Weak Models Guiding Strong Models: A core counter-intuitive conclusion is that even if a complementary retriever is weaker or uses a different modality, its soft-constrained injection via KL allows it to consistently improve the main model without "dragging it down."
Addressing Deployment Pain Points: Rather than chasing incremental rank gains, the approach uses small representations and a few test-time optimization steps to achieve order-of-magnitude savings in latency and memory.
Architecture-Agnostic: Works for single/multi-vector systems and is plug-and-play at test-time without retraining or extra supervision.

Limitations & Future Work¶

Test-time iterative optimization introduces extra online latency per query (though relatively small); this remains an overhead for extreme low-latency scenarios. \(T\) and \(\alpha\) require tuning or transfer from a dev set.
Validated primarily for \(M=2\) (one vision, one text); the scalability for multi-retriever or multi-modal scenarios is not fully explored.
The consensus distribution is fixed as an equal average; it does not adapt according to the confidence of the complementary retriever.
Evaluated only on visual document retrieval (ViDoRe); effectiveness in general text retrieval or cross-lingual tasks remains to be verified.

Hybrid Retrieval: Classic RRF and Score Aggregation operate at the ranking/score level.
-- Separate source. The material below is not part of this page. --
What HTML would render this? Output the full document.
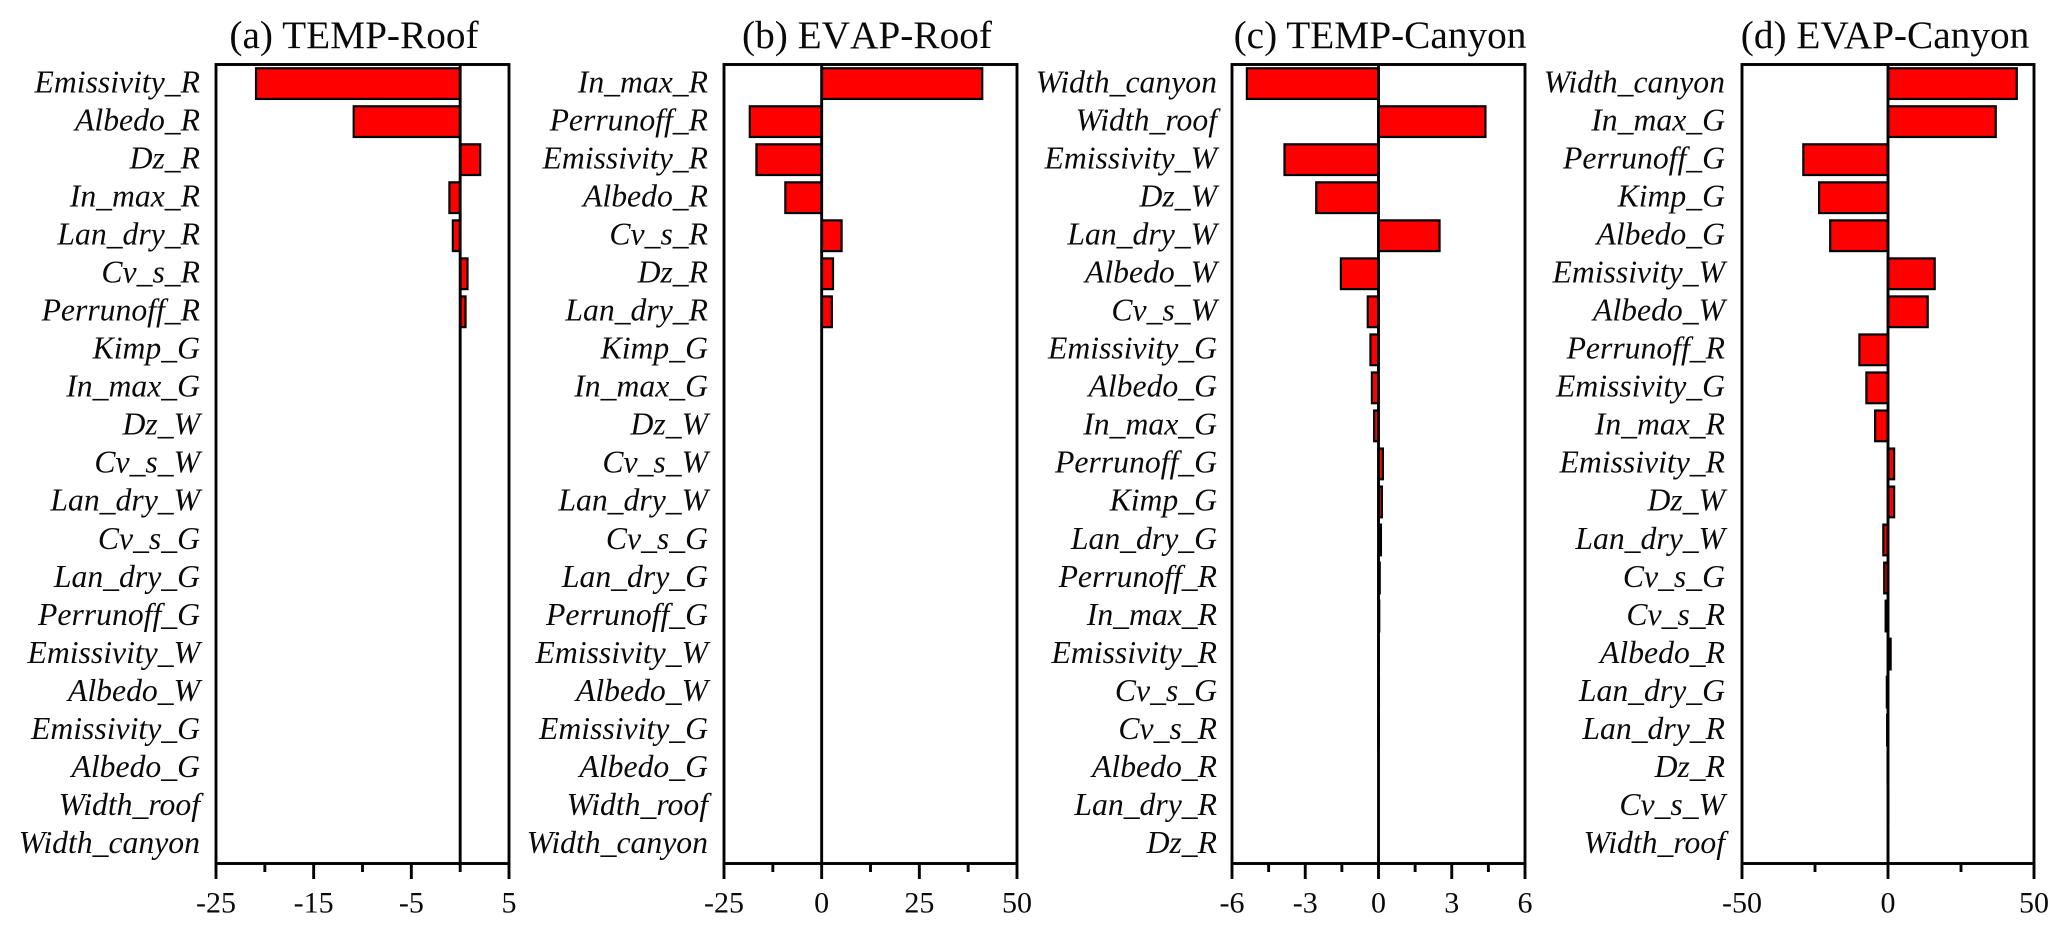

This paper demonstrates these often fail to provide gains for ColPali visual retrieval.
Late Interaction Retrieval: Evolution from ColBERT to ColPali systems (Colnomic, Jina-v4, Llama-Nemo) provides fine-grained matching but at the cost of massive representation sizes.
Test-Time Optimization / Pseudo-Relevance Feedback: Inspired by cross-encoder feedback methods, but GQR innovates by using lightweight bi-encoders and an averaged consensus distribution to tolerate weak complementary models.

Rating¶

Novelty: ⭐⭐⭐⭐ — The representation-layer compromise of "turning complementary scores into KL gradient signals" is novel and distinct from existing hybrid or feedback methods.
Experimental Thoroughness: ⭐⭐⭐⭐ — Covers ViDoRe 1/2/3, 9 model pairs, tuning vs. zero-shot settings, and double Pareto analysis for latency/storage.
Writing Quality: ⭐⭐⭐⭐ — The conceptual framework of three fusion layers (ranking/score/representation) is clear, and the derivation is coherent.
Value: ⭐⭐⭐⭐ — Directly addresses the latency/memory pain points of ColPali deployment with significant practical gains.